A numerical time-dependent quantum mechanical approach was developed previously for simulating the process of photoionization followed by Auger decay for cases where the photoelectron energy is not very large; the method accurately calculates the interaction between the two active electrons, but simplifies their interaction with the core electrons. More established theoretical methods, which take account of postcollision interaction effects, allow an accurate description of this process when the photoelectron energy is not too low. We demonstrate that using the time-dependent method (although with some simplifications that are needed for its numerical implementation) for low energy photoelectrons and more established methods for higher energy allows accurate calculations for nearly all possible combinations of electron energy. This is confirmed by performing calculations of the photoelectron energy and angular distributions for the 1 s photoionization of Ne, with a subsequent KLL Auger transition.
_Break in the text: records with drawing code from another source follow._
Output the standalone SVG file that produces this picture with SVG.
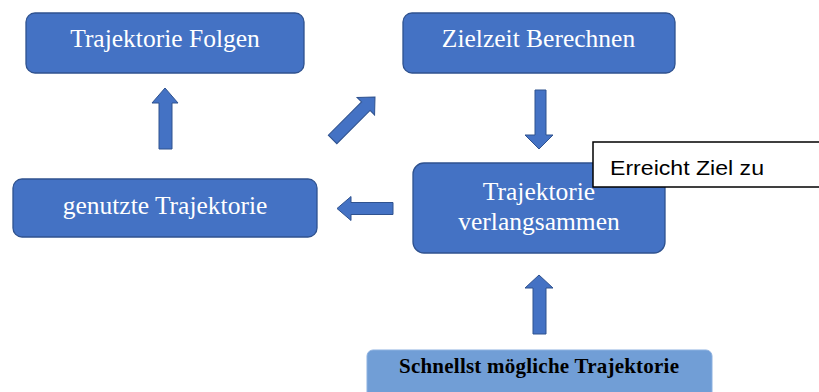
<svg xmlns="http://www.w3.org/2000/svg" width="819" height="392" viewBox="0 0 819 392">
<style>
.box{fill:#4472C4;stroke:#2F528F;stroke-width:1.3}
.lt{font-family:"Liberation Serif","Times New Roman",serif;font-size:25.5px;fill:#fff;text-anchor:middle}
.arr{fill:#4472C4;stroke:#2F528F;stroke-width:1}
</style>
<rect width="819" height="392" fill="#fff"/>
<g id="n-folgen">
<rect class="box" x="26" y="13" width="278" height="60" rx="9"/>
<text class="lt" x="165" y="47">Trajektorie Folgen</text>
</g>
<g id="n-zielzeit">
<rect class="box" x="403" y="13" width="272" height="60" rx="9"/>
<text class="lt" x="538.5" y="47">Zielzeit Berechnen</text>
</g>
<g id="n-genutzt">
<rect class="box" x="13" y="179" width="304" height="58" rx="9"/>
<text class="lt" x="165" y="214">genutzte Trajektorie</text>
</g>
<g id="n-verlang">
<rect class="box" x="413" y="163" width="252" height="90" rx="11"/>
<text class="lt" x="539" y="200">Trajektorie</text>
<text class="lt" x="539" y="230">verlangsammen</text>
</g>
<g id="n-schnellst">
<rect x="367" y="350" width="345" height="60" rx="6" fill="#719ED6" stroke="#8DB1E0" stroke-width="1"/>
<text x="539" y="373" font-family="'Liberation Serif','Times New Roman',serif" font-weight="bold" font-size="21px" fill="#000" text-anchor="middle" textLength="280" lengthAdjust="spacing">Schnellst mögliche Trajektorie</text>
</g>
<g id="n-erreicht">
<rect x="593" y="142" width="240" height="45" fill="#fff" stroke="#000" stroke-width="1.5"/>
<text x="610" y="175" font-family="'Liberation Sans',Arial,sans-serif" font-size="21px" fill="#000" textLength="154" lengthAdjust="spacingAndGlyphs">Erreicht Ziel zu</text>
</g>
<g id="connectors">
<polygon class="arr" points="165,88 178,103 172,103 172,149 159,149 159,103 152,103"/>
<polygon class="arr" points="0,0 12.4,13 6,13 6,60 -6,60 -6,13 -12.4,13" transform="translate(375,97) rotate(45)"/>
<polygon class="arr" points="535,90 546,90 546,135 553,135 539,149 525,135 535,135"/>
<polygon class="arr" points="337,208.5 351,196.5 351,202.5 393,202.5 393,214.5 351,214.5 351,220.5"/>
<polygon class="arr" points="539,275 553,288 546,288 546,334 533,334 533,288 525,288"/>
</g>
</svg>
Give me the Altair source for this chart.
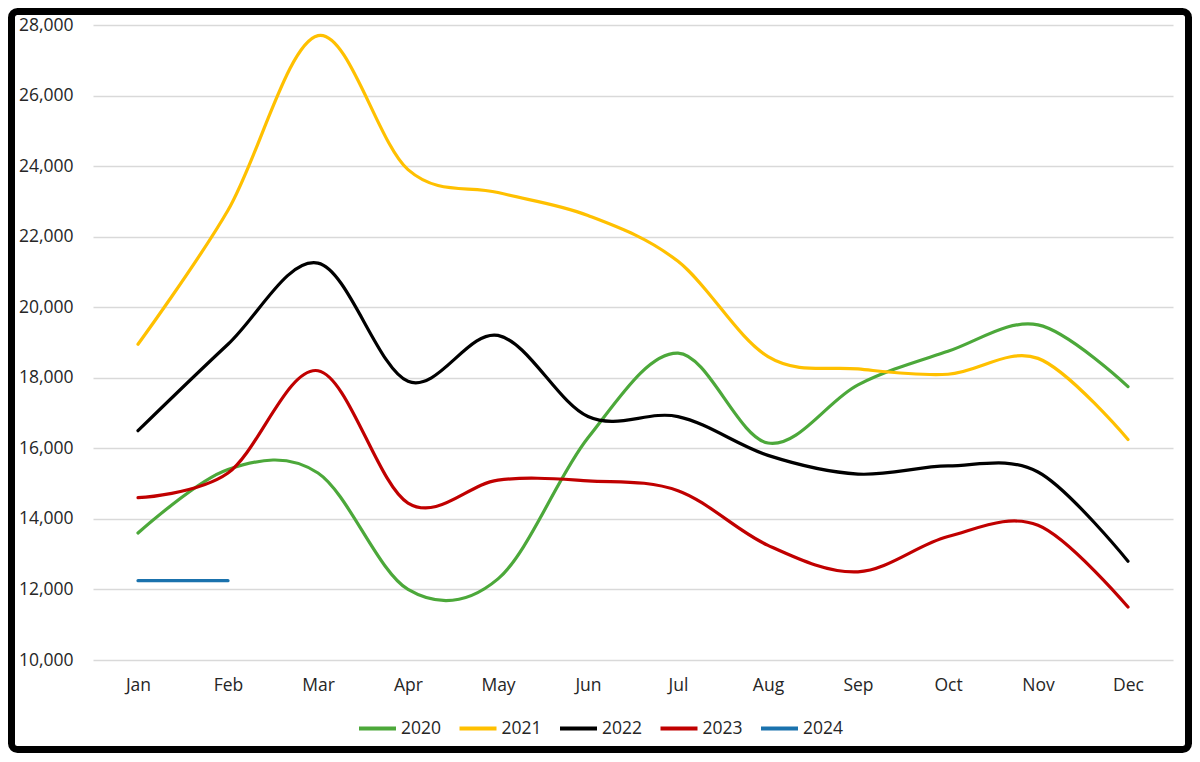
import altair as alt
import pandas as pd

months = ["Jan", "Feb", "Mar", "Apr", "May", "Jun", "Jul", "Aug", "Sep", "Oct", "Nov", "Dec"]
years = ["2020", "2021", "2022", "2023", "2024"]
v2020 = [13600, 15400, 15300, 12000, 12300, 16300, 18700, 16150, 17800, 18750, 19500, 17750]
v2021 = [18950, 22750, 27700, 23900, 23250, 22600, 21300, 18600, 18250, 18100, 18550, 16250]
v2022 = [16500, 18950, 21250, 17900, 19200, 16900, 16900, 15800, 15270, 15500, 15330, 12800]
v2023 = [14600, 15300, 18200, 14450, 15100, 15080, 14800, 13250, 12500, 13500, 13820, 11500]
v2024 = [12250, 12250]
colors = ["#4ca83a", "#ffc000", "#000000", "#c00000", "#1a72ad"]
y_ticks = [10000, 12000, 14000, 16000, 18000, 20000, 22000, 24000, 26000, 28000]

rows = []
for yr, vals in zip(years, [v2020, v2021, v2022, v2023, v2024]):
    for m, v in zip(months, vals):
        rows.append({"Month": m, "Year": yr, "Value": v})
df = pd.DataFrame(rows)

W, H = 1080, 635
PL, PT, PR, PB = 85, 17, 19, 93

lines = alt.Chart(df).mark_line(interpolate="cardinal", tension=0, strokeWidth=3.2, strokeCap="round").encode(
    x=alt.X("Month:N", sort=months, scale=alt.Scale(domain=months, paddingOuter=0.5, paddingInner=0),
            axis=alt.Axis(title=None, labelAngle=0, ticks=False, domain=False, grid=False,
                          labelPadding=16, labelFontSize=17.5, labelFont="Open Sans", labelColor="#262626")),
    y=alt.Y("Value:Q", scale=alt.Scale(domain=[10000, 28000], nice=False, zero=False),
            axis=alt.Axis(title=None, values=y_ticks, format=",.0f", ticks=False, domain=False,
                          gridColor="#d9d9d9", gridWidth=1.3, labelPadding=20,
                          labelFontSize=17.5, labelFont="Open Sans", labelColor="#262626")),
    color=alt.Color("Year:N", scale=alt.Scale(domain=years, range=colors),
                    legend=alt.Legend(title=None, orient="none", direction="horizontal",
                                      legendX=264, legendY=683, symbolType="stroke",
                                      symbolSize=1369, symbolStrokeWidth=4, labelOffset=3,
                                      columnPadding=9.5, labelFontSize=17.5, labelFont="Open Sans",
                                      labelColor="#262626")),
)

border = alt.Chart(pd.DataFrame({"a": [0]})).mark_rect(
    fill=None, stroke="#000000", strokeWidth=7, cornerRadius=6, clip=False
).encode(
    x=alt.value(-PL + 3.5), x2=alt.value(W + PR - 3.5),
    y=alt.value(-PT + 3.5), y2=alt.value(H + PB - 3.5),
)

chart = alt.layer(lines, border).properties(
    width=W, height=H,
    background="white",
    autosize=alt.AutoSizeParams(type="none"),
    padding={"left": PL, "top": PT, "right": PR, "bottom": PB},
).configure_view(strokeWidth=0, stroke="transparent")

chart.save("out.html", embed_options={"renderer": "svg", "actions": False})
By computing the energy and angular distributions for energies where the two groups of methods should agree and where they should disagree, we demonstrate their consistency and range of accuracy. For the regions where the methods disagree, we discuss the reasons for any discrepancies and the trends in the differences. In addition, some of our calculations are compared with existing experimental data for the same system. The agreement found in the comparison confirms the reliability of the theoretical approaches.